I GENUINELY believe that 80% of Gos success has nothing to do with the language itself, and everything to do with it being bankrolled and used by a huge company like Google.
I recommend giving it a second chance. You will at least realize that the "thing string" problem isn't a problem, it's just something you find aesthetically displeasing.
One thing I've learned over the years is that if you go with the grain — not against it — of a language (or any system, really), the design tends to become apparent quicker. "When in Rome," and so forth. Cultural displeasure tends to disappear if you give the native way an earnest chance rather than resisting it. For example, in the beginning, marking identifiers as public by giving them a capital letter struck me as the ugliest thing ever. I don't mind it now. It's never going to be something I love looking at, but it does have the benefit of making declarations' visibility extremely obvious.

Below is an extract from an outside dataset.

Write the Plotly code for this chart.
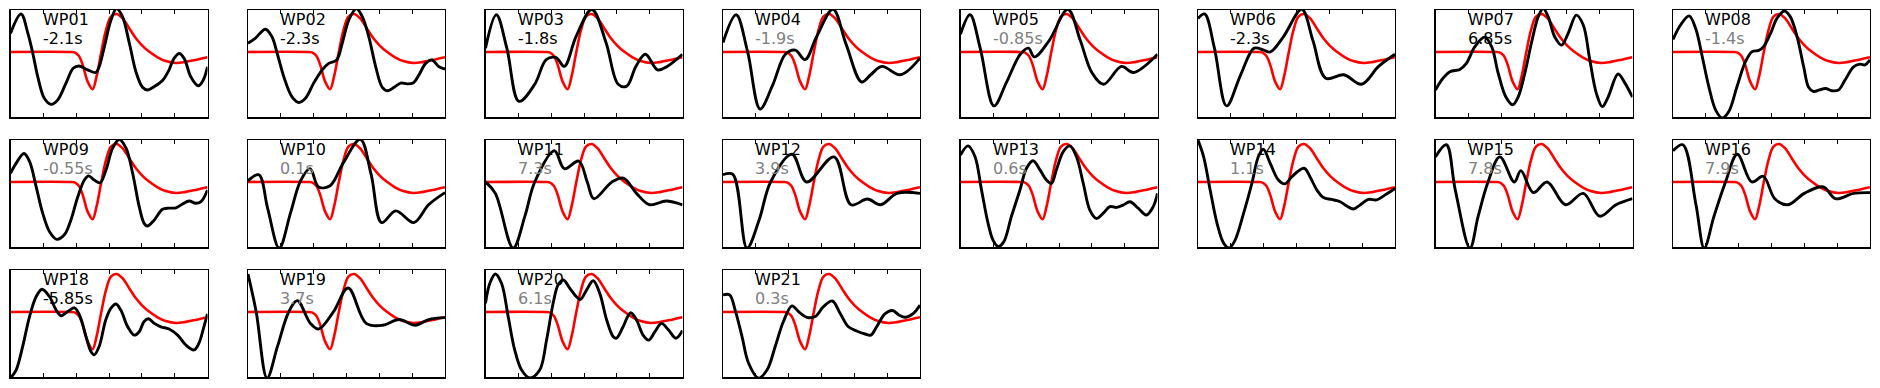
import plotly.graph_objects as go

# ---------------- data ----------------
names = ["WP01", "WP02", "WP03", "WP04", "WP05", "WP06", "WP07", "WP08",
         "WP09", "WP10", "WP11", "WP12", "WP13", "WP14", "WP15", "WP16",
         "WP18", "WP19", "WP20", "WP21"]
shifts = ["-2.1s", "-2.3s", "-1.8s", "-1.9s", "-0.85s", "-2.3s", "6.85s", "-1.4s",
          "-0.55s", "0.1s", "7.3s", "3.9s", "0.6s", "1.1s", "7.8s", "7.9s",
          "-5.85s", "3.7s", "6.1s", "0.3s"]
shift_black = [True, True, True, False, False, True, True, False,
               False, False, False, False, False, False, False, False,
               True, False, False, False]

# synthetic (red) waveform, same for every station
red_x = [0, 18, 19.5, 20.8, 22, 23.5, 25, 26.2, 27.6, 29.1, 30.6, 32.3, 34.1, 36.2,
         38.2, 40.2, 42.2, 44.8, 47.3, 50.4, 53.4, 56.4, 60]
red_y = [0, 0, -0.01, -0.1, -0.34, -0.78, -0.98, -0.65, -0.03, 0.58, 0.93, 1.0, 0.89,
         0.62, 0.36, 0.16, 0.01, -0.14, -0.24, -0.29, -0.26, -0.21, -0.14]

# observed (black) waveforms: (time, amplitude)
wp01 = [(0, 0.49), (3.2, 1.0), (5.3, 0.49), (6.8, -0.04), (8.3, -0.65), (10.3, -1.22), (12.4, -1.38),
        (14.4, -1.26), (16.9, -0.82), (19.1, -0.43), (20.8, -0.37), (23.5, -0.47), (26, -0.54),
        (27, -0.39), (28.6, 0.14), (30.6, 0.84), (32.3, 1.14), (34.1, 0.93), (36.2, 0.23),
        (38.2, -0.52), (40.2, -0.93), (41.7, -1.0), (43.8, -0.91), (46.3, -0.75), (48.3, -0.47),
        (49.8, -0.17), (51.4, -0.04), (52.9, -0.17), (54.9, -0.65), (57.2, -0.89), (58.7, -0.74),
        (60, -0.39)]
wp02 = [(0, 0.23), (2.2, 0.36), (5.3, 0.6), (7.3, 0.4), (8.9, -0.04), (10.9, -0.65), (13.4, -1.18),
        (15.5, -1.33), (17.5, -1.22), (20, -0.82), (22.6, -0.47), (24.6, -0.3), (27, -0.21),
        (28.7, 0.23), (30.7, 0.84), (33, 1.14), (34.8, 0.93), (36.8, 0.4), (38.9, -0.39),
        (40.9, -0.93), (42.6, -1.02), (44.5, -0.93), (46.5, -0.82), (48.5, -0.84), (50.4, -0.81),
        (52.1, -0.6), (54.1, -0.3), (56, -0.21), (58.2, -0.39), (60, -0.45)]
wp03 = [(0, 0.1), (3.3, 0.98), (6.5, 0.1), (10.2, -1.3), (15, -0.85), (18.5, -0.2), (21.5, -0.15),
        (24, -0.38), (27.6, 0.41), (32.4, 1.12), (36.7, 0.25), (40.4, -0.85), (43, -0.9),
        (45.8, -0.38), (48.7, -0.06), (52.4, -0.47), (55.3, -0.38), (60, -0.06)]
wp04 = [(0, 0.25), (4, 0.98), (7.5, 0.0), (11.3, -1.5), (15, -0.9), (19, -0.06), (22, 0.05),
        (25, -0.2), (28.5, 0.4), (33.5, 1.12), (37.5, 0.2), (42.2, -0.79), (45, -0.6), (48.4, -0.38),
        (54, -0.6), (60, -0.16)]
wp05 = [(0, 0.47), (2.9, 0.98), (6, 0.1), (10.2, -1.42), (14, -0.8), (18.2, -0.06), (20.7, 0.1),
        (22.5, -0.13), (27, 0.3), (32.7, 1.12), (36.5, 0.3), (40, -0.54), (43.6, -0.85),
        (49, -0.38), (52.7, -0.54), (60, -0.06)]
wp06 = [(0, 0.88), (2, 1.0), (5, 0.1), (8.7, -1.42), (13, -0.6), (17.1, 0.1), (20, 0.05), (22, 0),
        (26, 0.4), (31.6, 1.12), (35, 0.3), (38.9, -0.69), (44.4, -0.6), (49.8, -0.85), (55, -0.38),
        (60, -0.06)]
wp07 = [(0, -1.0), (2.3, -0.69), (4.4, -0.52), (7.4, -0.46), (9.4, -0.3), (12, 0.14), (15, 0.39),
        (17.1, 0.14), (19.1, -0.56), (21.4, -1.18), (23.5, -1.39), (25.2, -1.18), (27.2, -0.56),
        (29.2, 0.23), (31.3, 0.93), (32.8, 1.14), (34.3, 0.93), (36.3, 0.4), (38.4, 0.18),
        (40.4, 0.49), (42.9, 0.97), (45, 0.71), (47, -0.21), (49, -1.09), (50.8, -1.44),
        (52.6, -1.18), (55.6, -0.58), (57.7, -0.82), (60, -1.19)]
wp08 = [(0, 0.33), (2.3, 0.71), (4.9, 0.95), (6.9, 0.62), (8.9, -0.12), (10.9, -0.91), (13, -1.53),
        (15, -1.74), (17, -1.57), (19.5, -0.91), (22.1, -0.25), (24.1, 0.01), (26.1, 0.04),
        (27.6, 0.14), (29.7, 0.49), (31.7, 0.89), (33.9, 1.08), (35.7, 0.93), (37.8, 0.4),
        (39.8, -0.39), (41.3, -0.93), (42.8, -1.04), (44.6, -1.0), (46.4, -0.96), (48.4, -1.02),
        (50.4, -1.0), (52.4, -0.74), (55, -0.39), (57, -0.32), (58.5, -0.34), (60, -0.21)]
wp09 = [(0, 0.23), (1.7, 0.49), (4.1, 0.75), (5.8, 0.54), (7.8, -0.12), (9.8, -0.82), (11.9, -1.31),
        (14.1, -1.51), (16.4, -1.39), (18.4, -1.0), (20.5, -0.39), (22.5, 0.05), (23.8, 0.16),
        (25.5, 0.05), (27.3, -0.02), (29.1, 0.32), (31.1, 0.89), (33.1, 1.12), (35.2, 0.89),
        (37.2, 0.23), (39.2, -0.65), (40.7, -1.09), (41.7, -1.16), (43.8, -1.0), (46.3, -0.72),
        (48.3, -0.69), (50.4, -0.68), (52.4, -0.58), (54.4, -0.5), (56.4, -0.56), (58, -0.52),
        (60, -0.21)]
wp10 = [(0, 0.03), (3.3, 0.19), (6, -0.7), (9.5, -1.74), (13, -0.8), (16, 0.03), (18.9, 0.35),
        (21.5, -0.13), (25, -0.1), (29, 0.5), (34.2, 1.12), (37.5, 0.2), (40.7, -1.07), (45, -0.76),
        (50.5, -1.07), (55, -0.6), (60, -0.28)]
wp11 = [(0, 0.0), (3, -0.3), (8.4, -1.74), (12, -0.9), (15, 0.0), (21, 0.82), (24, 0.35),
        (28.4, 0.55), (31, 0.0), (33, -0.44), (38.5, 0.0), (42, 0.1), (46, -0.3), (50, -0.6),
        (55, -0.5), (60, -0.6)]
wp12 = [(0, 0.19), (3, 0.2), (7.3, -1.74), (11, -1.0), (14.5, 0.0), (21, 0.73), (25.5, 0.0),
        (33.8, 0.66), (39, -0.6), (44, -0.45), (48, -0.6), (53, -0.3), (60, -0.3)]
wp13 = [(0, 0.71), (2.3, 0.95), (4.4, 0.67), (6.4, -0.21), (8.4, -1.09), (9.9, -1.53), (11.5, -1.7),
        (13.2, -1.57), (15.5, -0.91), (18.1, -0.21), (20.1, 0.36), (22.1, 0.56), (24.2, 0.32),
        (26.2, 0.05), (27.7, -0.04), (29.2, 0.32), (31.3, 0.8), (33.3, 0.95), (35.3, 0.67),
        (37.4, -0.04), (39.4, -0.74), (41.4, -0.96), (43.5, -0.82), (45.5, -0.65), (47.5, -0.67),
        (49.5, -0.61), (51.6, -0.52), (54.1, -0.69), (56.6, -0.87), (58.7, -0.65), (60, -0.3)]
wp14 = [(0, 1.1), (1.7, 0.67), (3.7, -0.21), (5.8, -1.09), (7.8, -1.61), (9.5, -1.74), (11.3, -1.53),
        (13.9, -0.82), (16.4, -0.04), (18.4, 0.67), (19.9, 0.86), (22, 0.49), (24.5, 0.05),
        (26.5, -0.05), (28.6, 0.14), (32.3, 0.36), (34.1, 0.14), (36.2, -0.21), (38.2, -0.41),
        (40.7, -0.46), (43.3, -0.52), (45.3, -0.63), (47.3, -0.71), (49.3, -0.61), (51.9, -0.46),
        (54.4, -0.47), (57, -0.34), (60, -0.17)]
wp15 = [(0, 0.66), (3.3, 0.98), (6, -0.2), (10.5, -1.74), (13, -0.9), (16, 0.0), (19.6, 0.66),
        (24, 0.0), (26, 0.3), (29.8, -0.28), (34, 0.0), (39.6, -0.6), (45, -0.3), (50, -0.9),
        (55, -0.6), (60, -0.44)]
wp16 = [(0, 0.82), (3, 0.98), (7, -0.6), (9.5, -1.74), (12.5, -0.9), (16, 0.0), (19.6, 0.73),
        (24, 0.0), (27.5, 0.15), (31, -0.44), (35, -0.6), (40, -0.3), (45.8, -0.13), (49.5, -0.44),
        (55, -0.3), (60, -0.28)]
wp18 = [(0, -1.74), (1.7, -1.53), (3.7, -0.91), (5.8, -0.12), (7.8, 0.4), (9.6, 0.6), (11.9, 0.4),
        (13.9, 0.05), (15.4, -0.1), (17.4, 0.01), (19.5, 0.11), (21.2, -0.12), (23, -0.65),
        (24.5, -1.04), (25.5, -1.13), (27, -0.91), (29, -0.21), (30.6, 0.1), (32.1, 0.21),
        (33.6, 0.05), (35.7, -0.39), (37.7, -0.61), (39.2, -0.52), (40.7, -0.25), (42, -0.18),
        (43.8, -0.3), (45.8, -0.39), (48.3, -0.45), (50.9, -0.61), (53.4, -0.87), (55.9, -1.0),
        (57.4, -0.82), (58.9, -0.39), (60, -0.05)]
wp19 = [(0, 1.0), (2.5, 0.0), (5.8, -1.74), (9, -0.9), (12.4, 0.0), (15, 0.3), (19, -0.3),
        (21.5, -0.45), (26, 0.0), (30.5, 0.63), (36, -0.3), (41, -0.35), (46, -0.2), (51, -0.35),
        (55, -0.2), (60, -0.15)]
wp20 = [(0, 0.23), (1.3, 0.75), (3, 1.0), (4.9, 0.75), (6.9, -0.12), (8.9, -1.0), (11, -1.53),
        (13.5, -1.74), (16.5, -1.53), (18.6, -0.74), (20.6, 0.23), (22.1, 0.71), (23.7, 0.84),
        (25.7, 0.62), (27.7, 0.4), (28.9, 0.33), (30.8, 0.58), (32.8, 0.82), (34.8, 0.49),
        (36.9, -0.21), (38.9, -0.65), (39.9, -0.69), (41.9, -0.39), (44.2, -0.02), (46, -0.21),
        (48, -0.61), (49.7, -0.74), (51.6, -0.52), (53.6, -0.3), (55.7, -0.47), (58, -0.69),
        (60, -0.49)]
wp21 = [(0, 0.45), (2, 0.45), (3.7, 0.05), (5.8, -0.65), (7.8, -1.35), (10.8, -1.74), (13.4, -1.53),
        (15.9, -0.91), (18.4, -0.25), (21, 0.16), (23, 0.01), (25.5, -0.14), (28.1, -0.12),
        (30.6, 0.14), (33.3, 0.29), (35.7, -0.04), (38.2, -0.39), (40.7, -0.5), (43.3, -0.58),
        (45, -0.61), (46.8, -0.39), (49.3, -0.05), (51.6, 0.04), (53.6, -0.08), (55.6, -0.14),
        (58, -0.04), (60, 0.18)]
observed = [wp01, wp02, wp03, wp04, wp05, wp06, wp07, wp08, wp09, wp10, wp11, wp12,
            wp13, wp14, wp15, wp16, wp18, wp19, wp20, wp21]

x_ticks = [10, 20, 30, 40, 50]

# ---------------- layout geometry (pixels) ----------------
W, H = 1880, 388
col_left0, col_pitch, panel_w = 10.5, 237.5, 197
row_top0, row_pitch, panel_h = 10, 130, 107.3
ncols = 8
y_lo, y_hi = -1.72, 1.105

fig = go.Figure()
layout = dict(width=W, height=H, margin=dict(l=0, r=0, t=0, b=0, pad=0),
              paper_bgcolor="white", plot_bgcolor="white", showlegend=False,
              font=dict(family="DejaVu Sans", size=16, color="black"))
annotations = []

for i, name in enumerate(names):
    r, c = divmod(i, ncols)
    left = col_left0 + c * col_pitch
    top = row_top0 + r * row_pitch
    k = i + 1
    xa = "xaxis" if k == 1 else f"xaxis{k}"
    ya = "yaxis" if k == 1 else f"yaxis{k}"
    xr = "x" if k == 1 else f"x{k}"
    yr = "y" if k == 1 else f"y{k}"
    layout[xa] = dict(domain=[left / W, (left + panel_w) / W], range=[0, 60],
                      anchor=yr, showgrid=False, zeroline=False, showline=True,
                      linecolor="black", linewidth=1.2, mirror="ticks", ticks="inside",
                      ticklen=4, tickwidth=1, tickcolor="black", tickvals=x_ticks,
                      showticklabels=False, fixedrange=True)
    layout[ya] = dict(domain=[1 - (top + panel_h) / H, 1 - top / H], range=[y_lo, y_hi],
                      anchor=xr, showgrid=False, zeroline=False, showline=True,
                      linecolor="black", linewidth=1.2, mirror=True, ticks="",
                      showticklabels=False, fixedrange=True)
    fig.add_trace(go.Scatter(x=red_x, y=red_y, mode="lines", xaxis=xr, yaxis=yr,
                             line=dict(color="#ff0000", width=2.6, shape="spline"),
                             hoverinfo="skip"))
    obs = observed[i]
    fig.add_trace(go.Scatter(x=[p[0] for p in obs], y=[p[1] for p in obs], mode="lines",
                             xaxis=xr, yaxis=yr,
                             line=dict(color="black", width=2.9, shape="spline"),
                             hoverinfo="skip"))
    tx = (left + 31) / W
    annotations.append(dict(text=name, x=tx, y=1 - (top + 9.6) / H, xref="paper", yref="paper",
                            xanchor="left", yanchor="middle", showarrow=False, borderpad=0,
                            font=dict(family="DejaVu Sans", size=16, color="black")))
    annotations.append(dict(text=shifts[i], x=tx, y=1 - (top + 28.2) / H, xref="paper",
                            yref="paper", xanchor="left", yanchor="middle", showarrow=False,
                            borderpad=0,
                            font=dict(family="DejaVu Sans", size=16,
                                      color="black" if shift_black[i] else "#808080")))

layout["annotations"] = annotations
fig.update_layout(**layout)
fig.write_html("out.html", config={"displayModeBar": False, "staticPlot": True},
               post_script="document.body.style.margin='0';document.body.style.overflow='hidden';")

I don't think Go's popularity is due to Google at all. Google the company has never really promoted Go (unlike Microsoft with C# and Sun with Java, for example). Go is still treated as a bastard stepchild in many Google projects such as Protobuf/gRPC, Beam, and Google Cloud. The Go team has never seemed very enthusiastic about PR, either. There was that one big redesign of the Go site, but relatively little after that.

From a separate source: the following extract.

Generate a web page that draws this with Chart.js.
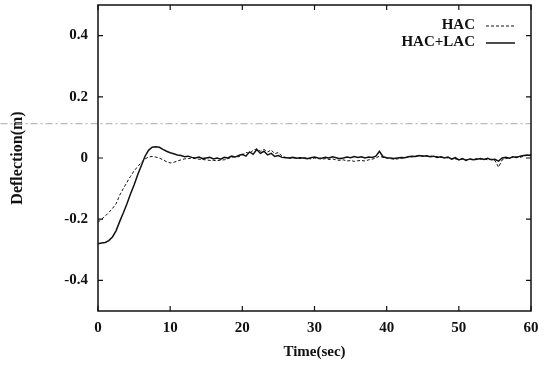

I think Go grew by word of mouth more than anything. Projects like Kubernetes, Prometheus, Traefik, etc. helped a lot. Don't forget that it took years for Go to become popular. It wasn't taken very seriously by many in the beginning. Go was not popular within Google until relatively recently. For many years the only serious thing written in Go internally at Google, as I understand it, was the dl.google.com backend.
It's funny the single example you provide to back up your point is plainly wrong. The syntax Go went with is obviously better and every modern language uses it too, Rust, Zig, you name it.

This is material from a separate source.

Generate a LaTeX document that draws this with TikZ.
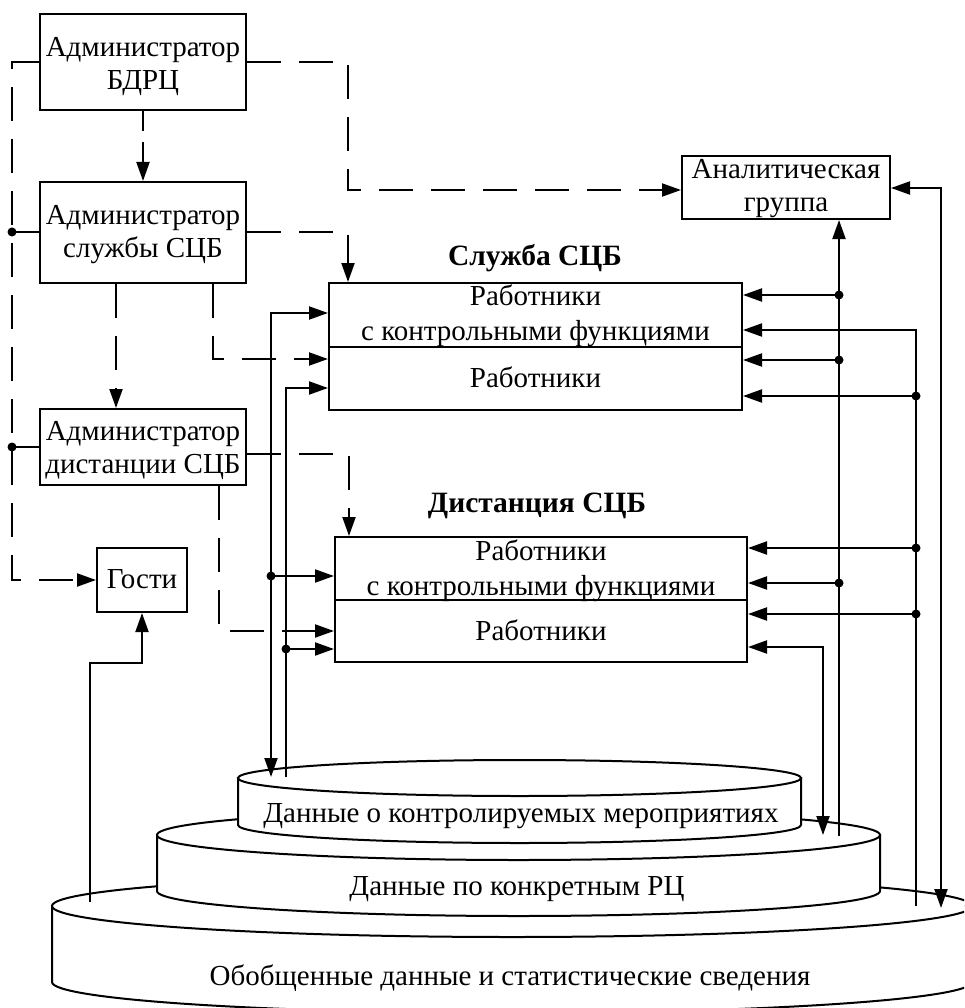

As a counterpoint, Go is currently the only language I do not find revolting.
And complaining about "thing string" vs. "string thing" seems high on pedantry.
Yes, there are aspects of Go I really dislike, but I find fewer things to dislike in Go compared to things I dislike in all the other languages I have programmed in.
I believe most successes of languages happen because of corporate backing and tooling/library ecosystem rather than language. It's not like most people are using Java because they are in love with the language features.
Personally I also think that if you removed memory safety overnight from Rust, people will still use it. Rust is appealing not because it's memory safe. For some uses it is, but most people flock to Rust because it offers an alternative to C++ without fifty years of accumulated cruft. Rust is a modern language, with a well working package manager/build tool and a wide ecosystem of libraries for every usecase. Memory safety and other features are just a cherry on the top. If Rust used garbage collection I am sure it would also be very popular just because of those other things.
Other languages like D or Nim tried to fit into that space also, but they don't have the budget to really make it. Most of work on those languages is done by unpaid volunteers, so there's little direction and there's a lot of one man projects.